Concurrent to business seminars offered by McGill, the Executive Development Institute, a private business education organization, began to offer the Executive Development Course (EDC) in 1949, in affiliation with the Montreal Board of Trade. It was developed with support from the Graduate School of Business at Harvard University. A precursor to the existence of many MBA and later EMBA programs, the EDC was designed to provide a comprehensive look at management practices in strategy, human resources, marketing, negotiations and financial acumen.

In 1956, the McGill Management Institute was founded to facilitate the more effective delivery of business seminars offered at McGill University. In 1973, the Executive Development Institute merged with the McGill Management Institute and, under the McGill banner, continued the facilitation of the EDC. The merger coincided with a move to its current home in the Bronfman building at McGill University on Sherbrooke Street in Montreal, where it underwent a significant expansion of its offerings. By 1984, the McGill Management Institute was offering 70 day-time seminars and 20 evening courses each year, in addition to the EDC.

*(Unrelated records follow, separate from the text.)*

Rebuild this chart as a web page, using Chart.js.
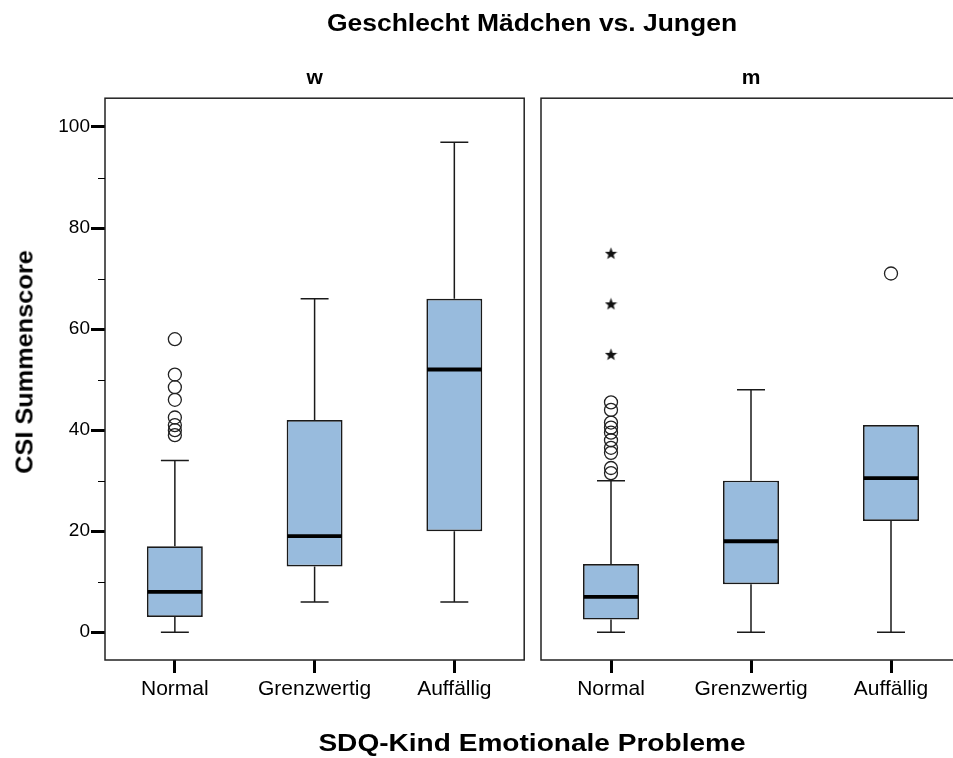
<!DOCTYPE html>
<html><head><meta charset="utf-8">
<script src="https://cdn.jsdelivr.net/npm/chart.js@4"></script>
<style>
html,body{margin:0;padding:0;background:#fff;overflow:hidden;width:953px;height:758px}
#wrap{position:relative;width:953px;height:758px;overflow:hidden;background:#fff}
canvas{position:absolute;top:0}
.t{position:absolute;font-family:"Liberation Sans",Arial,sans-serif;font-weight:bold;color:#000;white-space:nowrap}
</style></head><body>
<div id="wrap">
<canvas id="c1" width="532" height="758" style="left:0"></canvas>
<canvas id="c2" width="443" height="758" style="left:532px"></canvas>
<div class="t" id="mainTitle" style="left:532px;top:23px;font-size:23px;transform:translate(-50%,-50%) scaleX(1.15)">Geschlecht Mädchen vs. Jungen</div>
<div class="t" id="xTitle" style="left:532px;top:743px;font-size:23px;transform:translate(-50%,-50%) scaleX(1.22)">SDQ-Kind Emotionale Probleme</div>
<div class="t" id="yTitle" style="left:25px;top:362px;font-size:23px;transform:translate(-50%,-50%) rotate(-90deg) scaleX(1.1)">CSI Summenscore</div>
</div>
<script>
const categories = ['Normal', 'Grenzwertig', 'Auffällig'];
const yTicks = [0, 20, 40, 60, 80, 100];
const yMinorTicks = [10, 30, 50, 70, 90];
const panelTitles = ['w', 'm'];

// Panel w (Mädchen)
const wWhiskerLow  = [0, 6, 6];
const wQ1          = [3, 13, 20];
const wMedian      = [8, 19, 52];
const wQ3          = [17, 42, 66];
const wWhiskerHigh = [34, 66, 97];
const wOutliersNormal = [39, 40, 41, 42.5, 46, 48.5, 51, 58];

// Panel m (Jungen)
const mWhiskerLow  = [0, 0, 0];
const mQ1          = [2.5, 9.5, 22];
const mMedian      = [7, 18, 30.5];
const mQ3          = [13.5, 30, 41];
const mWhiskerHigh = [30, 48, 41];
const mOutliersNormal = [31.5, 32.5, 35.5, 36.5, 38, 39.5, 40.5, 41.5, 44, 45.5];
const mOutliersAuffaellig = [71];
const mExtremesNormal = [55, 65, 75];

const FONT = '"Liberation Sans", Arial, sans-serif';
const BOX_FILL = '#98bbdd';
const INK = '#1a1a1a';

function makeStar(size) {
  const c = document.createElement('canvas');
  c.width = size; c.height = size;
  const g = c.getContext('2d');
  g.fillStyle = '#111';
  g.beginPath();
  const cx = size / 2, cy = size / 2 + 0.6, R = size / 2, r = R * 0.42;
  for (let k = 0; k < 10; k++) {
    const a = -Math.PI / 2 + k * Math.PI / 5;
    const rad = k % 2 ? r : R;
    g.lineTo(cx + rad * Math.cos(a), cy + rad * Math.sin(a));
  }
  g.closePath(); g.fill();
  return c;
}
const starImg = makeStar(13);

function pts(cat, vals) { return vals.map(v => ({ x: cat, y: v })); }

const boxPlugin = {
  id: 'boxWhiskers',
  beforeDatasetsDraw(chart, args, opts) {
    const st = opts.stats; if (!st) return;
    const ctx = chart.ctx, xs = chart.scales.x, ys = chart.scales.y;
    const meta = chart.getDatasetMeta(0);
    ctx.save();
    ctx.strokeStyle = INK; ctx.lineWidth = 1.5;
    categories.forEach((c, i) => {
      const bar = meta.data[i];
      const x = xs.getPixelForValue(i);
      const cap = bar.width / 4;
      const yl = ys.getPixelForValue(st.low[i]), y1 = ys.getPixelForValue(st.q1[i]);
      const y3 = ys.getPixelForValue(st.q3[i]), yh = ys.getPixelForValue(st.high[i]);
      ctx.beginPath();
      if (st.low[i] < st.q1[i]) {
        ctx.moveTo(x, y1); ctx.lineTo(x, yl);
        ctx.moveTo(x - cap, yl); ctx.lineTo(x + cap, yl);
      }
      if (st.high[i] > st.q3[i]) {
        ctx.moveTo(x, y3); ctx.lineTo(x, yh);
        ctx.moveTo(x - cap, yh); ctx.lineTo(x + cap, yh);
      }
      ctx.stroke();
    });
    ctx.restore();
  },
  afterDatasetsDraw(chart, args, opts) {
    const st = opts.stats; if (!st) return;
    const ctx = chart.ctx, xs = chart.scales.x, ys = chart.scales.y, a = chart.chartArea;
    const meta = chart.getDatasetMeta(0);
    ctx.save();
    ctx.strokeStyle = '#000'; ctx.lineWidth = 3.8;
    categories.forEach((c, i) => {
      const bar = meta.data[i];
      const x = xs.getPixelForValue(i);
      const y = ys.getPixelForValue(st.med[i]);
      ctx.beginPath();
      ctx.moveTo(x - bar.width / 2 + 0.7, y); ctx.lineTo(x + bar.width / 2 - 0.7, y);
      ctx.stroke();
    });
    ctx.strokeStyle = '#222'; ctx.lineWidth = 1.5;
    ctx.strokeRect(a.left, a.top, a.right - a.left, a.bottom - a.top);
    if (opts.minor) {
      ctx.lineWidth = 1; ctx.strokeStyle = '#000';
      yMinorTicks.forEach(v => {
        const y = Math.round(ys.getPixelForValue(v)) + 0.5;
        ctx.beginPath(); ctx.moveTo(a.left - 7, y); ctx.lineTo(a.left, y); ctx.stroke();
      });
    }
    ctx.restore();
  }
};

function makeChart(canvasId, title, st, scatterSets, showY, padLeft, padRight) {
  const datasets = [{
    type: 'bar',
    data: categories.map((c, i) => [st.q1[i], st.q3[i]]),
    backgroundColor: BOX_FILL,
    borderColor: INK,
    borderWidth: 1.7,
    borderSkipped: false,
    barPercentage: 0.4,
    categoryPercentage: 1.0,
    order: 2
  }].concat(scatterSets.map(s => Object.assign({
    type: 'scatter',
    backgroundColor: 'rgba(0,0,0,0)',
    borderColor: '#222',
    borderWidth: 1.3,
    pointRadius: 6.5,
    order: 1
  }, s)));

  return new Chart(document.getElementById(canvasId), {
    type: 'bar',
    data: { labels: categories, datasets },
    options: {
      responsive: false,
      animation: false,
      events: [],
      layout: { padding: { left: padLeft, right: padRight, top: 0, bottom: 0 } },
      plugins: {
        legend: { display: false },
        tooltip: { enabled: false },
        title: {
          display: true, text: title, color: '#000', fullSize: false,
          font: { family: FONT, size: 21, weight: 'bold' },
          padding: { top: 66, bottom: 7 }
        },
        boxWhiskers: { stats: st, minor: showY }
      },
      scales: {
        x: {
          type: 'category',
          offset: true,
          border: { display: false },
          grid: { display: true, offset: false, drawOnChartArea: false, drawTicks: true,
                  tickLength: 13, tickWidth: 3, tickColor: '#000' },
          ticks: { color: '#000', font: { family: FONT, size: 21 }, padding: 4, maxRotation: 0, autoSkip: false },
          afterFit(s) { s.height = 98; }
        },
        y: {
          type: 'linear',
          display: showY,
          min: -5.5, max: 105.7,
          border: { display: false },
          grid: { display: true, drawOnChartArea: false, drawTicks: true,
                  tickLength: 14, tickWidth: 3, tickColor: '#000' },
          ticks: { color: '#000', font: { family: FONT, size: 19 }, padding: 1 },
          afterBuildTicks(s) { s.ticks = yTicks.map(v => ({ value: v })); },
          afterFit(s) { if (showY) s.width = 105; }
        }
      }
    },
    plugins: [boxPlugin]
  });
}

makeChart('c1', panelTitles[0],
  { low: wWhiskerLow, q1: wQ1, med: wMedian, q3: wQ3, high: wWhiskerHigh },
  [ { data: pts(categories[0], wOutliersNormal), pointStyle: 'circle' } ],
  true, 0, 7);

makeChart('c2', panelTitles[1],
  { low: mWhiskerLow, q1: mQ1, med: mMedian, q3: mQ3, high: mWhiskerHigh },
  [ { data: pts(categories[0], mOutliersNormal), pointStyle: 'circle' },
    { data: pts(categories[2], mOutliersAuffaellig), pointStyle: 'circle' },
    { data: pts(categories[0], mExtremesNormal), pointStyle: starImg } ],
  false, 9, 14);
</script>
</body></html>
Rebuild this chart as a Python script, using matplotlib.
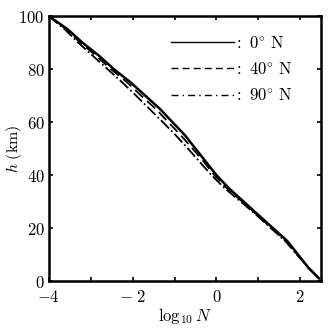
import numpy as np
import matplotlib.pyplot as plt

plt.rcParams['mathtext.fontset'] = 'cm'
plt.rcParams['font.family'] = 'serif'
plt.rcParams['font.serif'] = ['DejaVu Serif']

# altitude profiles: log10 N vs h (km)
h = [100, 95, 90, 85, 80, 75, 70, 65, 60, 55, 50, 45, 40, 35, 30, 25, 20, 15, 10, 5, 1]
logN_0 = [-4.0, -3.55, -3.2, -2.8, -2.45, -2.05, -1.7, -1.35, -1.05, -0.75, -0.5, -0.25, 0.0, 0.3, 0.65, 1.0, 1.35, 1.7, 1.95, 2.2, 2.45]
logN_40 = [-4.0, -3.58, -3.25, -2.87, -2.52, -2.13, -1.8, -1.45, -1.15, -0.85, -0.57, -0.3, -0.05, 0.25, 0.62, 0.97, 1.32, 1.67, 1.93, 2.2, 2.45]
logN_90 = [-4.0, -3.62, -3.3, -2.95, -2.6, -2.25, -1.92, -1.6, -1.28, -0.97, -0.68, -0.4, -0.12, 0.2, 0.58, 0.95, 1.3, 1.65, 1.92, 2.2, 2.45]

fig = plt.figure(figsize=(3.28, 3.28), dpi=100)
ax = fig.add_axes([0.149, 0.143, 0.83, 0.808])

l0, = ax.plot(logN_0, h, 'k-', lw=1.8)
l40, = ax.plot(logN_40, h, 'k--', lw=1.3, dashes=(6, 3))
l90, = ax.plot(logN_90, h, 'k-.', lw=1.3)

ax.set_xlim(-4, 2.5)
ax.set_ylim(0, 100)
ax.set_xticks([-4, -2, 0, 2])
ax.set_xticklabels([r'$-4$', r'$-\ 2$', r'$0$', r'$2$'])
ax.set_xticks([-3, -1, 1], minor=True)
ax.set_yticks([0, 20, 40, 60, 80, 100])
ax.set_yticklabels([r'$0$', r'$20$', r'$40$', r'$60$', r'$80$', r'$100$'])
ax.tick_params(direction='in', which='both', top=True, right=True, labelsize=12, length=3, width=1.2)
ax.tick_params(axis='x', pad=6)
ax.tick_params(axis='y', pad=3)
for s in ax.spines.values():
    s.set_linewidth(1.8)

ax.set_xlabel(r'$\log_{10} N$', fontsize=12, labelpad=0)
ax.set_ylabel(r'$h\ \mathrm{(km)}$', fontsize=11.5)
ax.yaxis.set_label_coords(-0.09, 0.5)

leg = ax.legend([l0, l40, l90],
          [r'$:\ 0^{\circ}\ \mathrm{N}$', r'$:\ 40^{\circ}\ \mathrm{N}$', r'$:\ 90^{\circ}\ \mathrm{N}$'],
          loc='upper right', frameon=False, fontsize=12, handlelength=3.8,
          handletextpad=0.0, labelspacing=0.55, bbox_to_anchor=(0.95, 0.985))
for ln in leg.get_lines():
    ln.set_linewidth(1.0)
leg.get_lines()[1].set_dashes((5, 3))
leg.get_lines()[2].set_dashes((5, 3, 1, 3))

fig.savefig('out.png', dpi=100)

In 1993, the McGill Management Institute was renamed the McGill International Executive Institute. It took its current name, the McGill Executive Institute, in 2002. It is a division of the Desautels Faculty of Management.

==Philosophy==

The McGill Executive Institute has been noted for its approach to action-based learning, as well as for its international dimension. In his 2009 work, Executive Education in Canadian Firms, Bruce Gordon R. Fowler states the following:

 The executive programs at this Institute recognize better than most schools, even among the other eight illustrious institutions discussed here, the need for international diversity and content. Indeed, McGill has been recognized as having an international dimension unsurpassed in North America for diversity among students and faculty, and for program style and content. The scope of McGill's global outlook is certainly equal to that of Harvard and INSEAD, also featured here as giants of international connectivity, which simply must be part of any program involving executives of international or multinational firms.

==Products and services==
Each year, the McGill Executive Institute provides approximately 20 to 40 open enrolment seminars addressing a number of business topics. The Institute’s longest running program is the Executive Development Course which was launched in 1949. The EDC has been expanded over the years, and is currently offered in three successive modules: the Executive Development Course, the Advanced Management Course, and Integrated Management Thinking. Together, these are referred to by the Institute as the Mini-MBA Series.

The McGill Executive Institute also designs and delivers customized learning specifically for an organization’s team of managers or executives. Services range from short workshops delivered in English, French or bilingual formats to global initiatives with delivery of modules to participants across management levels over several years.

The McGill Executive Institute also offers an International Masters in Practicing Management (IMPM), as well as the Advanced Leadership Program (ALP). These longer, global programs occur over several modules and across multiple international locations, in conjunction with other universities: The Indian Institute of Management in Bangalore, India; Lancaster University in the UK; Korea Development Institute School of Public Policy and Management in Seoul, Korea; and INSEAD in France. Both the ALP and the IMPM were co-founded and are co-directed by Professor Henry Mintzberg.

==Faculty and guest speakers==

Well-known McGill faculty members include Professor Henry Mintzberg on advanced leadership issues and Professor Nancy Adler on organizational behavior. Recent guest speakers of note have included business leaders Daniel Lamarre, Larry Smith, Jim Cherry, Alan Allnutt, Paul Côté and Pierre Boivin.

==Partners ==

The McGill Executive Institute partners with the Institute of Corporate Directors (ICD) in Canada to deliver the Director’s Education Program. It is also a registered education provider with the Project Management Institute (PMI) and collaborates with the Canadian Corporate Counsel Association to deliver development programs for lawyers on financial literacy.